Fault Tolerance: What It Is & How To Build It
Fault incidents are inevitable. They occur in any large-scale enterprise IT environment, especially when:
- Your IT infrastructure is complex (as it is in distributed systems).
- Your data pipeline is designed to handle complex analytics workloads.
In fact, research indicates, more than half (50%) the leaders in tech and business organizations consider the complexity of their data architecture a significant pain point.
From an end-user perspective, businesses must overcome complex architecture in order to ensure service delivery and continuity. While fault incidents may be unavoidable, a fault tolerant system goes a long way toward achieving this objective.
Let’s take a look at fault tolerance, including core capabilities of a fault tolerant system. Then, we’ll turn to a new topic: how AI can help ensure fault tolerance in your systems.
What does fault tolerance mean?
Fault tolerance is the term for continuity of operations in the event of a fault, failure, error or disruption. Put simply, fault tolerance means that service failure is avoided in the presence of a fault incident.
To ensure continuous and dependable operations, IT systems and software are designed for fault tolerance.
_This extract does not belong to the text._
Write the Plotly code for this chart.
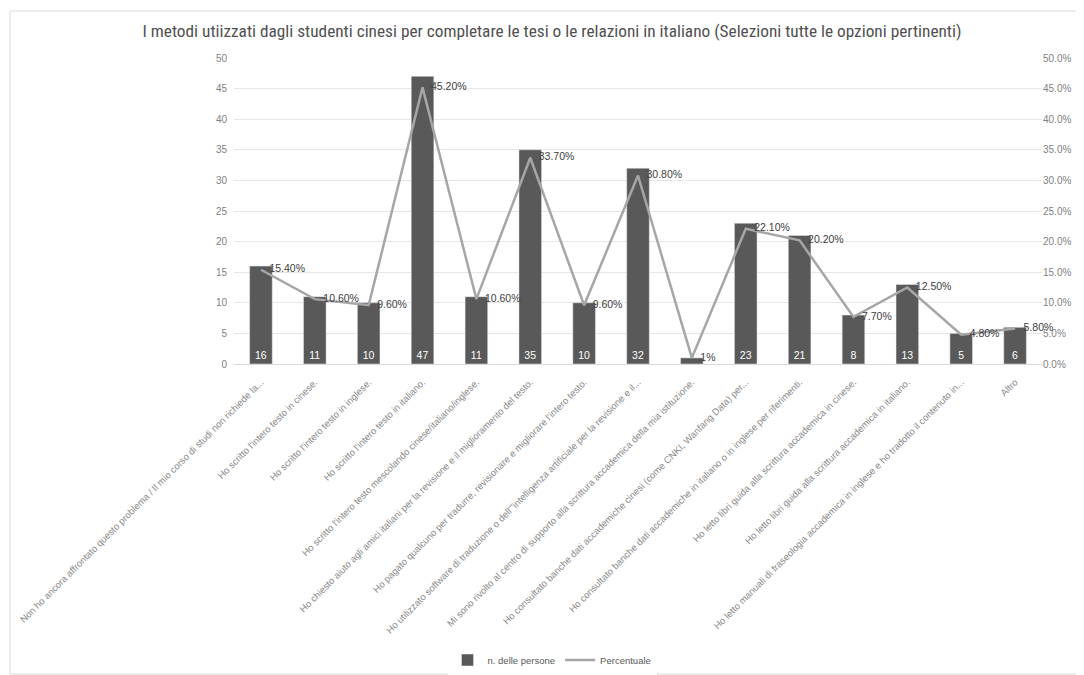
import plotly.graph_objects as go

categories = [
    "Non ho ancora affrontato questo problema / Il mio corso di studi non richiede la...",
    "Ho scritto l'intero testo in cinese.",
    "Ho scritto l'intero testo in inglese.",
    "Ho scritto l'intero testo in italiano.",
    "Ho scritto l'intero testo mescolando cinese/italiano/inglese.",
    "Ho chiesto aiuto agli amici italiani per la revisione e il miglioramento del testo.",
    "Ho pagato qualcuno per tradurre, revisionare e migliorare l'intero testo.",
    "Ho utilizzato software di traduzione o dell'\"intelligenza artificiale per la revisione e il...",
    "Mi sono rivolto al centro di supporto alla scrittura accademica della mia istituzione.",
    "Ho consultato banche dati accademiche cinesi (come CNKI, Wanfang Data) per...",
    "Ho consultato banche dati accademiche in italiano o in inglese per riferimenti.",
    "Ho letto libri guida alla scrittura accademica in cinese.",
    "Ho letto libri guida alla scrittura accademica in italiano.",
    "Ho letto manuali di fraseologia accademica in inglese e ho tradotto il contenuto in...",
    "Altro",
]
persone = [16, 11, 10, 47, 11, 35, 10, 32, 1, 23, 21, 8, 13, 5, 6]
percentuale = [15.4, 10.6, 9.6, 45.2, 10.6, 33.7, 9.6, 30.8, 1.0, 22.1, 20.2, 7.7, 12.5, 4.8, 5.8]

left_ticks = [0, 5, 10, 15, 20, 25, 30, 35, 40, 45, 50]

title = "I metodi utiizzati dagli studenti cinesi per completare le tesi o le relazioni in italiano (Selezioni tutte le opzioni pertinenti)"

FONT = "Liberation Sans Narrow, Arial Narrow, Roboto Condensed, Liberation Sans, sans-serif"
LBL = "Liberation Sans, Arial, sans-serif"

pct_text = [(f"{p:.2f}%" if p != int(p) else f"{int(p)}%") for p in percentuale]

fig = go.Figure()
fig.add_trace(go.Bar(
    x=categories, y=persone, name="n. delle persone",
    marker=dict(color="#595959"), width=0.42,
    text=[str(v) for v in persone], textposition="inside", insidetextanchor="start",
    textfont=dict(color="white", size=10.5, family=LBL),
    cliponaxis=False,
))
fig.add_trace(go.Scatter(
    x=categories, y=[p / 100 for p in percentuale], name="Percentuale",
    yaxis="y2", mode="lines+markers+text",
    line=dict(color="#a6a6a6", width=2.5),
    marker=dict(size=12, color="rgba(0,0,0,0)"),
    text=pct_text, textposition="middle right",
    textfont=dict(color="#404040", size=10.5, family=LBL),
    cliponaxis=False,
))

# body margin offset of the page (8px)
O = 8
W, H = 1084 - O, 675 - O
L = 234 - O
R = W - (1042 - O)
T = 58 - O
B = H - (364 - O)
pw, ph = W - L - R, H - T - B
def px(x): return (x - O - L) / pw
def py(y): return (H - B - (y - O)) / ph

fig.update_layout(
    width=W, height=H,
    margin=dict(l=L, r=R, t=T, b=B, autoexpand=False),
    paper_bgcolor="white", plot_bgcolor="white",
    font=dict(family=LBL, color="#7f7f7f", size=9),
    title=dict(text=title, x=(552 - O) / W, xanchor="center", y=1 - (31 - O) / H, yanchor="middle",
               font=dict(family=FONT, size=17.3, color="#505050")),
    xaxis=dict(tickangle=-45, tickfont=dict(size=9.5, color="#8a8a8a"),
               range=[-0.5, len(categories) - 0.5], ticklabelstandoff=8,
               showline=True, linecolor="#d9d9d9", ticks="", automargin=False),
    yaxis=dict(range=[0, 50], tickvals=left_ticks, showgrid=True, gridcolor="#e6e6e6",
               zeroline=False, tickfont=dict(size=10, color="#7f7f7f"), automargin=False,
               ticklabelstandoff=6),
    yaxis2=dict(range=[0, 0.5], overlaying="y", side="right", tickformat=".1%",
                dtick=0.05, showgrid=False, zeroline=False,
                tickfont=dict(size=10, color="#7f7f7f"), automargin=False),
    legend=dict(orientation="h", x=(552 - O) / W, xanchor="center", xref="container",
                y=1 - (660 - O) / H, yanchor="middle", yref="container",
                font=dict(size=9.5, color="#595959")),
    shapes=[dict(type="rect", xref="paper", yref="paper",
                 x0=px(10), x1=px(1083), y0=py(674), y1=py(11),
                 line=dict(color="#d9d9d9", width=1), layer="below")],
    uniformtext=dict(minsize=9, mode="hide"),
)

fig.write_html("out.html")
It’s a dependability that is introduced by capabilities that actively overcome disruptive and anomalous events, including:
- Security incidents
- Service outages
Fault tolerant system design is tested and measured against dependability and reliability metrics (aka failure metrics) such as Mean Time to Failure (MTTF) and Mean Time to Repair (MTTR), among others.
Capabilities within a fault tolerant system
So how do you develop a system that is more fault tolerant? A fault tolerant system uses the following key capabilities:
Architectural abstraction
Architectural abstraction is defined as the generalization that obscures the complex inner workings of an IT system.
Subsystems operate in isolation, yet communicate with other system components via strong integration, interfacing and interoperability. The abstraction layer guides how the dependent subsystems behave in response to a fault. If one subsystem fails, the architecture can adequately interface with a redundant subsystem, realizing the missing functionality.
The layer of abstraction means that developers and system design architects can, the in event of a service outage or disruption, programmatically move workloads and guarantee fault tolerance.
Frameworks and design principles such as the Software Oriented Architecture (SOA) and microservices allow users to create fault tolerant systems for high service dependability.
Load balancing
Load balancing enables fault tolerance: load balancing automatically distributes network traffic over multiple servers, containers and cloud instances. Load balancing systems optimize resource utilization in response to changing and network traffic demands and usage spikes.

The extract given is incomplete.